Zen means to realize yourself as a liberated being, so you can be happy and help others.
Gesshin Myoko Prabhasa Dharma
In Zen we follow the Buddha way so we can realize the Buddha nature within ourselves. All Buddhist practices stem from the fact that nobody is born without Buddha nature. That is our common ground: in all of us lives the notion, the wisdom, that what we seek is already there. Because it is not sufficient to know that Buddha nature is there, we have to practise to live Buddha nature. We have to practise to manifest Buddha nature, give it form in our lives.
The Buddha taught, as everybody who starts meditating finds out, that we are not free. We are caught up in our notions and wishes, in our likes and dislikes.
This being caught up in which ever way, is what the Buddha called dukkha. Dukkha has three roots: greed, anger and delusion or ignorance. How can we be free from dukkha, from discontentment and suffering? If greed, anger and ignorance are the roots of our suffering, then how can we liberate ourselves from them? Most of the time our answer in daily life is that we try to change or take away the object of our ignorance, anger and greed. We try to lift our ignorance by collecting as much knowledge as possible through discussions with others, from books, from the internet. When we are angry with someone, we take it for granted that the solution for our anger lies with the other. If the other person acts and behaves the way I want to, then I do not have to be angry anymore. That is why we so easily say that someone else angers us. We think we can change our greed only by getting what we want.
We always think that our anger, ignorance and greed is being caused by the so called outside world, by the other. Thus we seek liberation from our suffering in the outside world, in the other, if need be in violence. In short, we think liberation is only possible if some conditions are fulfilled. If thus…, then I will be….
The Buddha saw that liberation and being happy is not only dependent on external facts. He found out that it is possible to cope with unpleasant things without suffering, without having to react to it with fighting or fleeing.

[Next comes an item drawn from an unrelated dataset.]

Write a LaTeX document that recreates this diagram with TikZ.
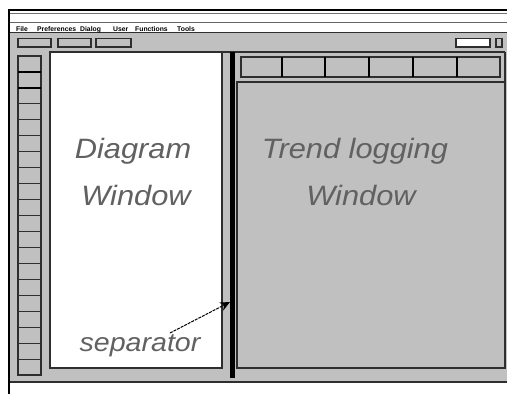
\documentclass[tikz,border=0pt]{standalone}
\usepackage{fontspec}
\setmainfont{Liberation Sans}
\newfontfamily\labelfont[FakeStretch=1.1]{Liberation Sans}
\usetikzlibrary{arrows.meta}
\definecolor{panel}{HTML}{C0C0C0}
\definecolor{edge}{HTML}{2E2E2E}

\begin{document}
\begin{tikzpicture}[x=1pt,y=-1pt,
  btn/.style={draw=edge, line width=1.1pt, fill=panel},
  wbox/.style={draw=edge, line width=1.1pt, fill=white},
  bigtext/.style={font=\labelfont\fontsize{28}{30}\selectfont\itshape, text=black!62, inner sep=0, anchor=base},
  menuitem/.style={font=\fontsize{6.8}{6.8}\selectfont\bfseries, inner sep=0, anchor=base west},
  divider/.style={line width=2.6pt, black}]
\useasboundingbox (0,0) rectangle (507,394);
\fill[white] (0,0) rectangle (507,394);

% window body
\fill[panel] (10,33) rectangle (507,382);

% title bar and menu bar rules
\draw[black!55, line width=0.8pt] (10,13) -- (507,13);
\draw[black!60, line width=0.9pt] (10,22.7) -- (507,22.7);
\draw[edge, line width=1.1pt] (10,32.6) -- (507,32.6);

% menu entries
\node[menuitem] (mFile)  at (16,31)  {File};
\node[menuitem] (mPref)  at (37,31)  {Preferences};
\node[menuitem] (mDlg)   at (80,31)  {Dialog};
\node[menuitem] (mUser)  at (113,31) {User};
\node[menuitem] (mFunc)  at (135,31) {Functions};
\node[menuitem] (mTools) at (177,31) {Tools};

% outer window frame
\draw[black, line width=2pt] (9,394) -- (9,10) -- (507,10);
\draw[edge, line width=1.8pt] (10,382) -- (507,382);

% toolbar buttons
\draw[btn] (18,38.5) rectangle (51,47);
\draw[btn] (58,38.5) rectangle (91,47);
\draw[btn] (96,38.5) rectangle (131,47);
\draw[wbox] (456,38.5) rectangle (490,47);
\draw[btn] (496,38.5) rectangle (502,47);

% tool column on the left
\draw[btn] (18,56) rectangle (41,375);
\foreach \i in {1,...,19}{
  \draw[edge, line width=1.1pt] (18,{56+\i*15.95}) -- (41,{56+\i*15.95});
}
\draw[black, line width=2pt] (18,72) -- (41,72);
\draw[black, line width=2pt] (18,88) -- (41,88);

% workspace frame
\draw[edge, line width=1.1pt] (50,52) -- (505,52);
\draw[edge, line width=1.8pt] (505,52) -- (505,368);

% diagram window
\draw[edge, line width=1.1pt, fill=white] (50,52) rectangle (222,368);

% trend toolbar
\draw[btn] (241,57) rectangle (500,77);
\foreach \x in {282,325,369,413,457}{
  \draw[divider] (\x,57) -- (\x,77);
}

% trend logging window
\draw[edge, line width=1.2pt] (237,82) rectangle (505,368);
\draw[edge, line width=2pt] (505,82) -- (505,368);

% separator bar
\node[fill=black, inner sep=0, minimum width=5pt, minimum height=326pt, anchor=north west] (sep) at (230,52) {};

% labels
\node[bigtext] (dgm)  at (133,158) {Diagram};
\node[bigtext] (dwin) at (136,205) {Window};
\node[bigtext] (trd)  at (355,158) {Trend logging};
\node[bigtext] (twin) at (361,205) {Window};
\node[bigtext, font=\labelfont\fontsize{26}{28}\selectfont\itshape] (seplabel) at (140,351) {separator};

% pointer to the separator
\coordinate (ptrfrom) at (170,333);
\coordinate (ptrto) at (sep.west |- 0,302);
\draw[black, line width=1pt, dash pattern=on 3pt off 1pt,
  -{Stealth[length=10pt,width=9pt]}] (ptrfrom) -- (ptrto);
\end{tikzpicture}
\end{document}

In Zen we consider ignorance or confusion as the main root of suffering. Therefore in Zen practice the development of wisdom and compassion is stressed. Wisdom and compassion are like the two wings of a bird: you need both to fly. Discontentment and violence do not disappear by taking away the momentary objects of our discontentment and violence. Fear does not dissolve if we take away that which we fear.
All our emotions will stay our enemies for as long as we stay rooted in the idea of I, me and mine versus you and yours. We created something, an idea, a thing which we call I. This is me, I have a name and all of this is mine. This is my car, my house, my land, and even, this is my God. We created a complete system around this I, me and mine. With this structure we sit down on our cushion. This is all you have to do. And when you sit down you realize the burden you are carrying with you, the weight of it.

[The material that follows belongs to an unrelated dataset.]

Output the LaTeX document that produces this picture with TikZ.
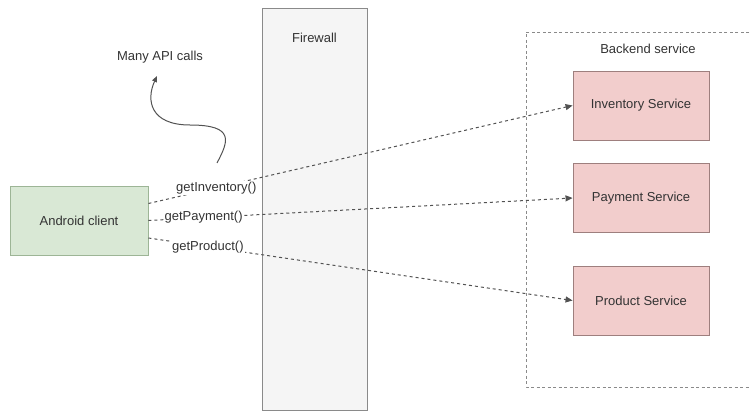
\documentclass[tikz,border=0pt]{standalone}
\usepackage{fontspec}
\setmainfont{Liberation Sans}
\usetikzlibrary{arrows.meta}
\definecolor{clientfill}{HTML}{D9E8D5}
\definecolor{clientline}{HTML}{9DB596}
\definecolor{svcfill}{HTML}{F2CDCC}
\definecolor{svcline}{HTML}{9E7F7E}
\definecolor{fwfill}{HTML}{F5F5F5}
\definecolor{fwline}{HTML}{8A8A8A}
\definecolor{txt}{HTML}{333333}
\tikzset{
  base/.style={font=\fontsize{13}{15}\selectfont, text=txt},
  clientbox/.style={base, draw=clientline, fill=clientfill, line width=0.9pt,
    minimum width=138pt, minimum height=69pt, inner sep=0pt},
  svcbox/.style={base, draw=svcline, fill=svcfill, line width=0.9pt,
    minimum width=136pt, minimum height=69pt, inner sep=0pt},
  call/.style={draw=txt!85, dashed, dash pattern=on 3pt off 3pt, line width=1pt,
    -{Triangle[length=7pt,width=6pt]}},
  calllabel/.style={base, fill=white, inner sep=1pt},
}
\begin{document}
\begin{tikzpicture}[x=1pt,y=-1pt]
\useasboundingbox (0,0) rectangle (750,412);
% backend container (runs past the right edge)
\draw[fwline, dashed, dash pattern=on 3pt off 2.5pt, line width=0.9pt]
  (760,32) -- (526,32) -- (526,387) -- (760,387);
\node[base] (backend) at (648,49) {Backend service};
% firewall column
\node[base, draw=fwline, fill=fwfill, line width=0.9pt, minimum width=105pt,
  minimum height=402pt, inner sep=0pt, anchor=north west] (fw) at (262,8) {};
\node[base] (fwlabel) at (314.5,38) {Firewall};
% client and services
\node[clientbox] (client) at (79,220.5) {Android client};
\node[svcbox] (inv) at (641,105.5) {Inventory Service};
\node[svcbox] (pay) at (641,198) {Payment Service};
\node[svcbox] (prod) at (641,300.5) {Product Service};
% calls
\draw[call] ([yshift=17pt]client.east) -- node[calllabel, pos=0.16] {getInventory()} (inv.west);
\draw[call] (client.east) -- node[calllabel, pos=0.13] {getPayment()} (pay.west);
\draw[call] ([yshift=-17.5pt]client.east) -- node[calllabel, pos=0.14] {getProduct()} (prod.west);
% note
\node[base] (note) at (160,57) {Many API calls};
\coordinate (tail) at (217,163);
\draw[txt!85, line width=1pt, -{Triangle[length=6pt,width=5pt]}]
  (tail) .. controls (228,142) and (236,125) .. (190,125)
  .. controls (150,125) and (146,100) .. (157,76);
\end{tikzpicture}
\end{document}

So the whole Zen practice is aimed at realizing no-self, this means the self that arises anew from moment to moment. Because this self arises anew again and again, you do not have to carry it with you, you can not attach yourself to it. There is also no ground to separate yourself from others because this no-self self, this true self, comes into being together with others. This is the essence of the teaching of the Buddha.
If we realize through and through that nothing is mine or ours, that all borders are our own creation and do not really exist, that left and right, big and little all come forth from the same source; when we see this through and through, we will stop fighting. When we realize that everything is already there, that there is nothing to gain or to lose, we will stop taking away things from each other.